Un juicio con transmisión en cadena nacional, un crimen ventilado hasta en sus mínimos megapíxeles y el morbo que sobrevuela por todos los paneles de opinólogos. ¿Sirve de algo? Dependiendo del cristal con el que se mire, sí, sirve, en mayor o en menor medida, pero sirve.
Aunque el morbo es de existencia indeseable y ha llevado incluso a la aberración de escuchar en TV “el que mata debe morir”, la difusión de juicios como el del crimen de Fernando Báez Sosa sirvió a diversos efectos, más allá de la estimulación de la afición mediática de algunos de sus protagonistas, como el abogado Fernando Burlando, que ,al margen de su calidad profesional, sus apariciones en televisión suelen ser frívolas.
No obstante, es valioso que el transcurso de un proceso penal tenga la publicidad que se merece. Ayuda a acercar a la ciudadanía a la Justicia y, por supuesto, a echar miradas críticas donde corresponda.
Para aportar fundamentos al respecto, el especialista Tomás Fernández Fiks, que también se refirió al doloroso y aberrante crimen de Lucio Dupuy, lo sintetizó ayer en una columna de opinión del portal Infobae en la que resumió: “Más allá de las penas que finalmente sean impuestas, resulta valioso que estos hechos sean ventilados en un juicio penal y sus autores sean juzgados”.
Y profundizó, refiriéndose a la difusión de los juicios: “pueden ayudarnos a reflexionar colectivamente acerca de qué función atribuimos como sociedad a la pena estatal, y por qué consideramos que es admisible que el Estado imponga un castigo a un individuo hallado culpable de haber cometido un delito.
Una primera respuesta a esos interrogantes puede encontrarse en la necesidad de proteger a la sociedad de sujetos peligrosos. Esta posición se condice con los dichos del abogado querellante en el llamado “caso de los rugbiers”, Fernando Burlando, quien al referirse a los imputados en ese proceso expresó: “Esta gente en la calle es un peligro”. El problema de tal razonamiento es que si lo llevamos hasta sus últimas consecuencias nos conduce a situaciones que no consideraríamos aceptables: deberíamos, si fuéramos consecuentes, encerrar a personas que sabemos peligrosas a pesar de que todavía no han hecho nada malo y, además, deberíamos dejarlas encerradas hasta que cese el peligro que supone que estén en libertad -peligro que podría no cesar nunca.
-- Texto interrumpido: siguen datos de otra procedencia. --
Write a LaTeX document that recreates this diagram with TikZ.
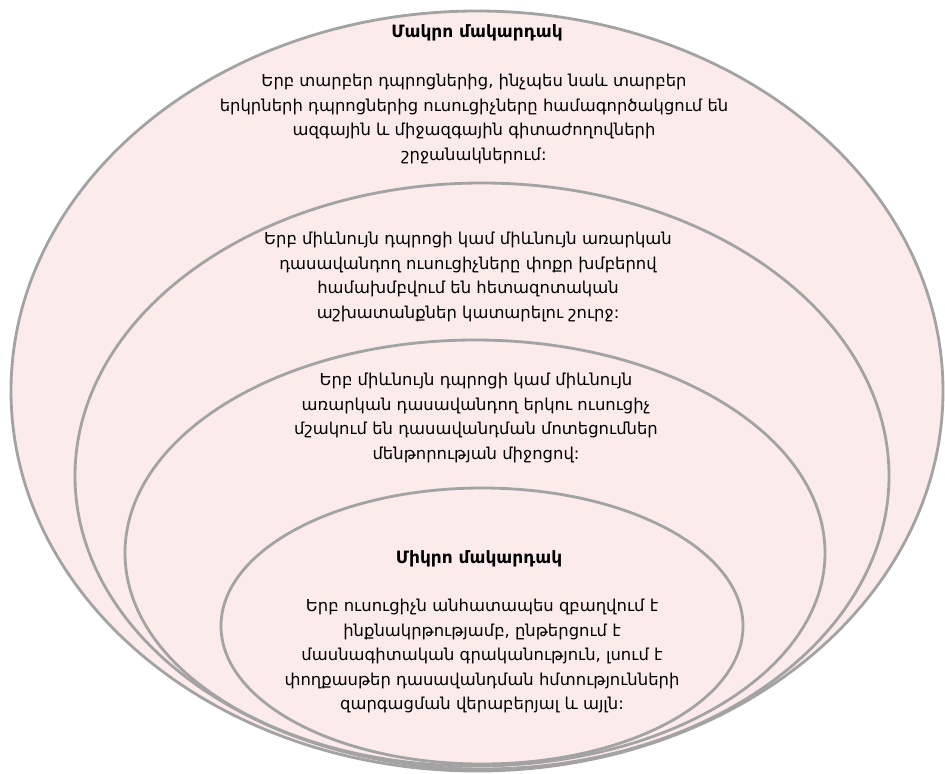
\documentclass[tikz,border=0pt]{standalone}
\usepackage{fontspec}
\setmainfont{DejaVu Sans}
\definecolor{nenhong}{RGB}{252,235,235}
\definecolor{vien}{RGB}{163,163,163}
\begin{document}
\begin{tikzpicture}[x=0.03cm, y=-0.03cm, line join=round, line cap=round,
		vong/.style={fill=nenhong, draw=vien, line width=2.4pt},
		chu/.style={align=center, inner sep=0pt, font=\fontsize{14}{20.9}\selectfont},
		tieude/.style={chu, font=\fontsize{14.5}{20.9}\selectfont\bfseries}]
				\useasboundingbox (0,0) rectangle (945,773);
				%% Khai bao tam cac elip
				\path 
				(477,391) coordinate (O1)
				(482,476) coordinate (O2)
				(475,553) coordinate (O3)
				(482,626) coordinate (O4)
				;
				%% ve cac elip
				\foreach \o/\a/\b in {O1/466/380,O2/407/293,O3/350/213,O4/261/138}
				\draw[vong] (\o) ellipse [x radius=\a, y radius=\b];
				%% chu
				\node[tieude] (macro) at (477,33) {Մակրո մակարդակ};
				\node[chu] (mac) at (474,119) {Երբ տարբեր դպրոցներից, ինչպես նաև տարբեր\\
					երկրների դպրոցներից ուսուցիչները համագործակցում են\\
					ազգային և միջազգային գիտաժողովների\\
					շրջանակներում:};
				\node[chu] (meso) at (468,277) {Երբ միևնույն դպրոցի կամ միևնույն առարկան\\
					դասավանդող ուսուցիչները փոքր խմբերով\\
					համախմբվում են հետազոտական\\
					աշխատանքներ կատարելու շուրջ:};
				\node[chu] (zuyg) at (476,418) {Երբ միևնույն դպրոցի կամ միևնույն\\
					առարկան դասավանդող երկու ուսուցիչ\\
					մշակում են դասավանդման մոտեցումներ\\
					մենթորության միջոցով:};
				\node[tieude] (micro) at (479,559) {Միկրո մակարդակ};
				\node[chu] (mic) at (482,656) {Երբ ուսուցիչն անհատապես զբաղվում է\\
					ինքնակրթությամբ, ընթերցում է\\
					մասնագիտական գրականություն, լսում է\\
					փողքասթեր դասավանդման հմտությունների\\
					զարգացման վերաբերյալ և այլն:};
		\end{tikzpicture}
\end{document}
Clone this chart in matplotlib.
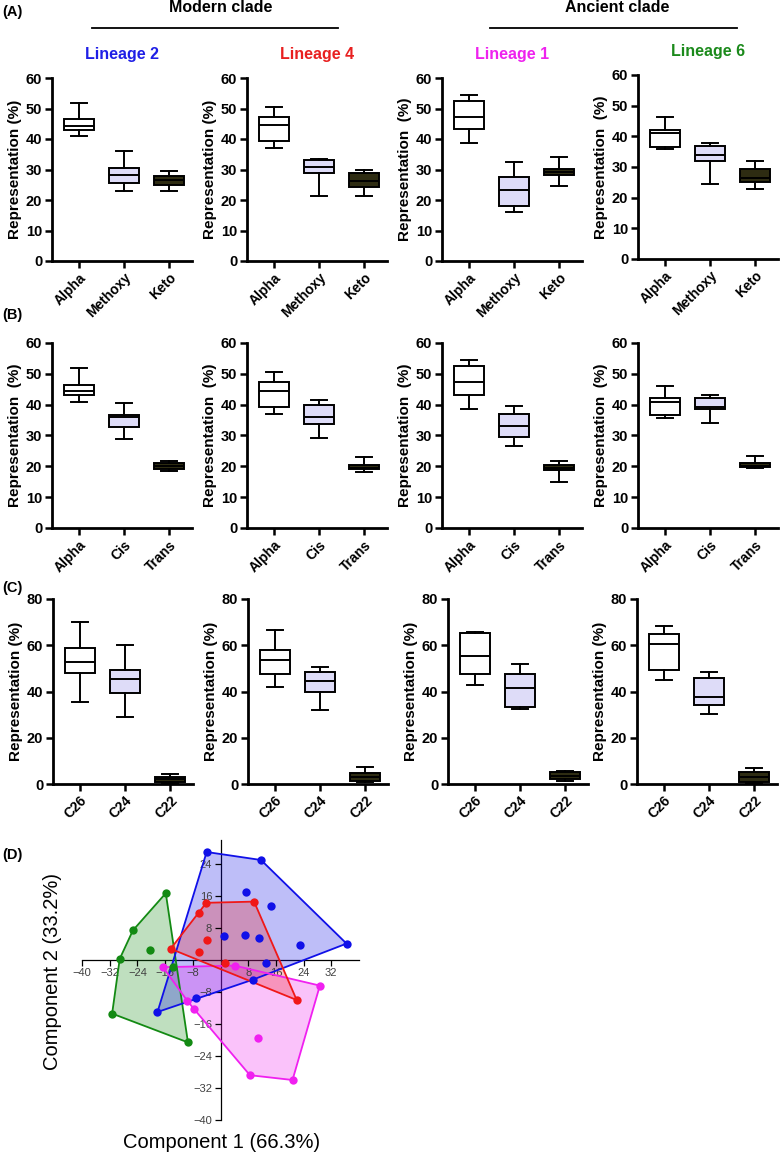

Una segunda respuesta hace hincapié en la necesidad de rehabilitar a los autores de un delito. Esta es quizás la posición que mejor se ajusta al texto de la Constitución Nacional, que en su artículo 18 reza: “Las cárceles de la Nación serán sanas y limpias, para seguridad y no para castigo de los reos detenidos en ellas”. El evidente obstáculo con el que se enfrenta esta postura es que las cárceles distan mucho de ser adecuados centros de rehabilitación.
Además, resulta cuestionable que, en un país liberal que respeta las libertades individuales, el Estado decida ejercer su poder para rehabilitar de manera forzosa a personas que no desean hacerlo, invocando su propio bienestar.
Una tercera respuesta posible pone el foco en el carácter disuasorio y aleccionador del castigo penal, reflejado en la retórica que exige un “castigo ejemplar”. La lógica aquí es que queremos evitar que en el futuro ocurran hechos similares a los que están siendo juzgados, y la mejor manera de asegurarnos que no se repitan es a través del castigo severo de sus autores.
Si las personas que cometen graves crímenes son castigadas, aquellas otras que en el futuro consideren llevar a cabo acciones del mismo tipo lo pensarán dos veces, porque sabrán que existe una alta probabilidad de que ellas también sean castigadas”.
Y cierra: “(...) Un aspecto sobre el cual podemos llegar a un pacífico acuerdo es que, más allá de las penas que finalmente sean impuestas, resulta valioso que estos hechos sean ventilados en un juicio penal y sus autores sean juzgados. Además de arrojar luz acerca de cómo sucedieron los acontecimientos, el juicio oral y público implica que los acusados escuchen y sean confrontados por las víctimas, deban enfrentar lo que han hecho, deban rendir explicaciones a la sociedad y, en particular, a quienes han afectado, tengan una plataforma para pedir disculpas -aunque ellas no deban ser necesariamente aceptadas-, y deban acatar lo que la Justicia en definitiva resuelva”.